More than 21 million Americans are out of work in the wake of the COVID-19 crisis, and the country’s unemployment, presently at 13.3%, is as high as we have seen since the Great Depression. That sort of economic destruction presents profound, long-term risks for social and economic inequality.
But the rush to get displaced workers back to work may actually make matters worse—because while the seeds of inequality take root during periods of economic crisis, the economic benefits of recovery are inequitably distributed among educational haves and have-nots.
Of the 7.1 million net jobs lost during the Great Recession, nearly all were occupied by workers holding less than a bachelor’s degree. But only 3 million of the jobs added during the recovery went to that population—a net loss of 4 million, even with record economic growth.
Workers who earned a degree in the years that followed the financial crisis came out ahead. But too few Americans earned college degrees during the recession. As a result, the top 1% captured 85% of wage gains in the decade that followed.
With the benefit of hindsight, we can now see that wage stagnation after the financial crisis resulted, in part, from a fixation on “shovel ready” training policies that were well-intentioned enough but prioritized short-term security over long-term potential. According to Jobs for the Future CEO Maria Flynn, the bottom quartile of Americans without degrees entered the pandemic “weakened by decades of stagnant real wages, automation of low-skill jobs, and the erosion of benefits—including health insurance—as the ranks of gig workers grew.” As a result, the first workers fired were the last hired. But we now have an opportunity to change that.
Victory, in the short term, has to be about more than getting a displaced retail worker into a training program that lands the person a higher-paying job. It has to be about more than unemployment rates and incremental wage gains. Recovery policies must also take a long view.
Doing so will first require us to recognize our bias for chronic low expectations and the path of least resistance. It’s easy to take a victory lap after placing a high school dropout into a program that lands them a job, any job, regardless of its long-term earning potential. But for many Americans, stopping there would be a tragic failure.

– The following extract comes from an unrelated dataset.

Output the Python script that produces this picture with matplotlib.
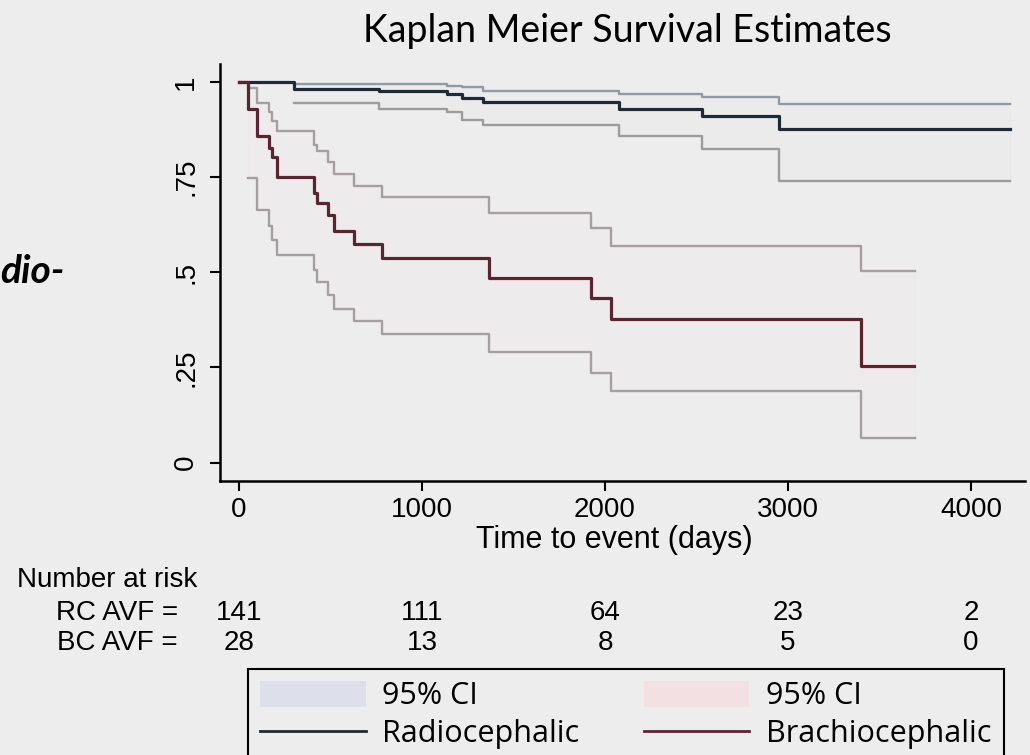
import numpy as np
import matplotlib
matplotlib.use("Agg")
from matplotlib import pyplot as plt
from matplotlib import transforms
from matplotlib.patches import Patch
from matplotlib.lines import Line2D

# Kaplan-Meier steps (time in days, survival)
rc_time = [0, 300, 765, 1135, 1217, 1332, 2077, 2532, 2951, 4213]
rc_surv = [1.0, 0.981, 0.976, 0.967, 0.959, 0.948, 0.929, 0.911, 0.876, 0.876]
rc_ci_time = [300, 765, 1135, 1217, 1332, 2077, 2532, 2951, 4213]
rc_ci_hi = [0.995, 0.995, 0.990, 0.986, 0.976, 0.967, 0.960, 0.942, 0.942]
rc_ci_lo = [0.944, 0.929, 0.920, 0.900, 0.887, 0.859, 0.823, 0.741, 0.741]

bc_time = [0, 47, 96, 164, 179, 209, 410, 424, 488, 519, 628, 780, 1366, 1922, 2031, 3399, 3690]
bc_surv = [1.0, 0.929, 0.858, 0.826, 0.804, 0.751, 0.707, 0.681, 0.650, 0.608, 0.574, 0.538,
           0.484, 0.432, 0.377, 0.254, 0.254]
bc_ci_time = [47, 96, 164, 179, 209, 410, 424, 488, 519, 628, 780, 1366, 1922, 2031, 3399, 3694]
bc_ci_hi = [0.985, 0.944, 0.922, 0.896, 0.871, 0.835, 0.819, 0.790, 0.758, 0.727, 0.699,
            0.657, 0.617, 0.570, 0.503, 0.503]
bc_ci_lo = [0.747, 0.664, 0.622, 0.585, 0.545, 0.506, 0.475, 0.440, 0.403, 0.373, 0.338,
            0.291, 0.236, 0.189, 0.064, 0.064]

# number at risk table
risk_times = [0, 1000, 2000, 3000, 4000]
rc_risk = [141, 111, 64, 23, 2]
bc_risk = [28, 13, 8, 5, 0]

xticks = [0, 1000, 2000, 3000, 4000]
yticks = [0, 0.25, 0.5, 0.75, 1]
ytick_labels = ["0", ".25", ".5", ".75", "1"]

bg = "#ededed"
stata = ["Liberation Sans", "DejaVu Sans"]
W, H = 1030, 755

fig = plt.figure(figsize=(W / 100, H / 100), dpi=100, facecolor=bg)
ax = fig.add_axes([220 / W, 1 - 480.7 / H, 805 / W, 416.7 / H], facecolor=bg)

# CI areas (nearly invisible fill), then the CI bounds and the estimates
ax.fill_between(rc_ci_time, rc_ci_lo, rc_ci_hi, step="post", facecolor="#dde0ea", alpha=0.12,
                edgecolor="#d8d8d8", linewidth=1)
ax.fill_between(bc_ci_time, bc_ci_lo, bc_ci_hi, step="post", facecolor="#f3e0e2", alpha=0.12,
                edgecolor="#ddd7d7", linewidth=1)
ax.plot(rc_ci_time, rc_ci_hi, drawstyle="steps-post", color="#8f9aa4", lw=1.7)
ax.plot(rc_ci_time, rc_ci_lo, drawstyle="steps-post", color="#9a9c9e", lw=1.7)
ax.plot(bc_ci_time, bc_ci_hi, drawstyle="steps-post", color="#a89ea1", lw=1.7)
ax.plot(bc_ci_time, bc_ci_lo, drawstyle="steps-post", color="#a59fa1", lw=1.7)
ax.plot(rc_time, rc_surv, drawstyle="steps-post", color="#1e2a36", lw=2.3)
ax.plot(bc_time, bc_surv, drawstyle="steps-post", color="#5a2431", lw=2.3)

ax.set_xlim(-104, 4295)
ax.set_ylim(-0.0473, 1.047)
for s in ["top", "right"]:
    ax.spines[s].set_visible(False)
for s in ["left", "bottom"]:
    ax.spines[s].set_linewidth(1.8)
    ax.spines[s].set_color("black")
ax.set_xticks(xticks)
ax.set_xticklabels([str(x) for x in xticks], fontfamily=stata, fontsize=20)
ax.set_yticks(yticks)
ax.set_yticklabels(ytick_labels, fontfamily=stata, fontsize=20, rotation=90, va="center")
ax.tick_params(axis="both", length=7, width=1.5, color="black")
ax.tick_params(axis="x", pad=5)
ax.tick_params(axis="y", pad=8)
ax.set_xlabel("Time to event (days)", fontfamily=stata, fontsize=22, labelpad=1)
ax.xaxis.label.set_x(0.49)

fig.text(627 / W, 1 - 31 / H, "Kaplan Meier Survival Estimates", ha="center", va="center",
         fontfamily=["Lato", "DejaVu Sans"], fontsize=27)
fig.text(0, 1 - 272 / H, "dio-", ha="left", va="center",
         fontfamily=["Lato", "DejaVu Sans"], fontsize=28, fontweight="bold", fontstyle="italic")

# number at risk rows, x in data units, y in figure units
tr = transforms.blended_transform_factory(ax.transData, fig.transFigure)
fig.text(17 / W, 1 - 580 / H, "Number at risk", ha="left", va="center", fontfamily=stata, fontsize=20)
fig.text(178 / W, 1 - 613 / H, "RC AVF =", ha="right", va="center", fontfamily=stata, fontsize=20)
fig.text(178 / W, 1 - 643 / H, "BC AVF =", ha="right", va="center", fontfamily=stata, fontsize=20)
for t, a, b in zip(risk_times, rc_risk, bc_risk):
    ax.text(t, 1 - 613 / H, str(a), transform=tr, ha="center", va="center", fontfamily=stata, fontsize=20)
    ax.text(t, 1 - 643 / H, str(b), transform=tr, ha="center", va="center", fontfamily=stata, fontsize=20)

handles = [Patch(facecolor="#dde0ea", edgecolor="none"),
           Line2D([], [], color="#1e2a36", lw=2),
           Patch(facecolor="#f3e0e2", edgecolor="none"),
           Line2D([], [], color="#5a2431", lw=2)]
labels = ["95% CI", "Radiocephalic", "95% CI", "Brachiocephalic"]
leg = fig.legend(handles, labels, ncol=2, loc="upper left", bbox_to_anchor=(248 / W, 1 - 669 / H),
                 bbox_transform=fig.transFigure, borderaxespad=0, borderpad=0.4,
                 handlelength=3.45, handleheight=0.9, handletextpad=0.55, columnspacing=2.1,
                 labelspacing=0.25, fancybox=False, framealpha=1, facecolor=bg, edgecolor="black",
                 prop={"family": ["Open Sans", "DejaVu Sans"], "size": 22})
leg.get_frame().set_linewidth(1.5)

fig.savefig("out.png", dpi=100, facecolor=bg)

My life is a testament to the danger of low expectations. As a teenager from rural North Carolina, few believed in me. Like many in my family, I dropped out of high school. Were it not for a North Carolina law that would have taken away my driver’s license if I did not reenroll in school, my story might have stalled there.
As a community college student, I met faculty who pushed me to think beyond a high school diploma. I transferred to the University of North Carolina at Chapel Hill as one of the school’s few nontraditional students at the time. When the Great Recession hit, I doubled down and went on to graduate school at Brown, and then Harvard.
Every step of my education journey could have been my last. My life certainly would have been improved by earning my high school diploma or landing a better-paying job, but the invisible hand of policy, and a cadre of dedicated educators, nudged me to do even more. For the last eight years, I’ve worked as a higher education innovation consultant, a challenging and rewarding job that I probably couldn’t have attained if I’d stopped with a high school diploma or even a bachelor’s degree.
To turn our economy back on, colleges and universities will need to think differently to provide workers with the training and education they need to navigate an uncertain future. Not every student will want or need a two- or four-year degree or flourish in a graduate program. But as more people come to higher education in the coming months and years, policymakers, faculty, and administrators should all work to ensure those necessary short-term programs can also serve as stepping-stones to something more. It is a moral and economic imperative.
We need only look to history to know this can and does work. Passed during World War II, the G.I. Bill extended educational benefits to a generation who would rebuild our country. We believed then in the power of encouraging more, not less, from our soldiers coming home. This not only ensured that wartime hardships translated to peacetime prosperity, but also cultivated a new generation of leaders in government, business, the arts, and science.
That legacy presents a history worth repeating. Today’s low-wage workers and high school dropouts can become the scientists who help avert our next public health crisis, or leaders who help the economy get back on track. They can become teachers and technologists who ensure continuity for a generation of students when barriers of time and space once again threaten to interrupt learning.
But first, in our haste to get Americans back to work, we must reject chronic low expectations—and the risk of stagnation that comes with them.
Terah Crews is a vice president of learning solutions at Guild Education.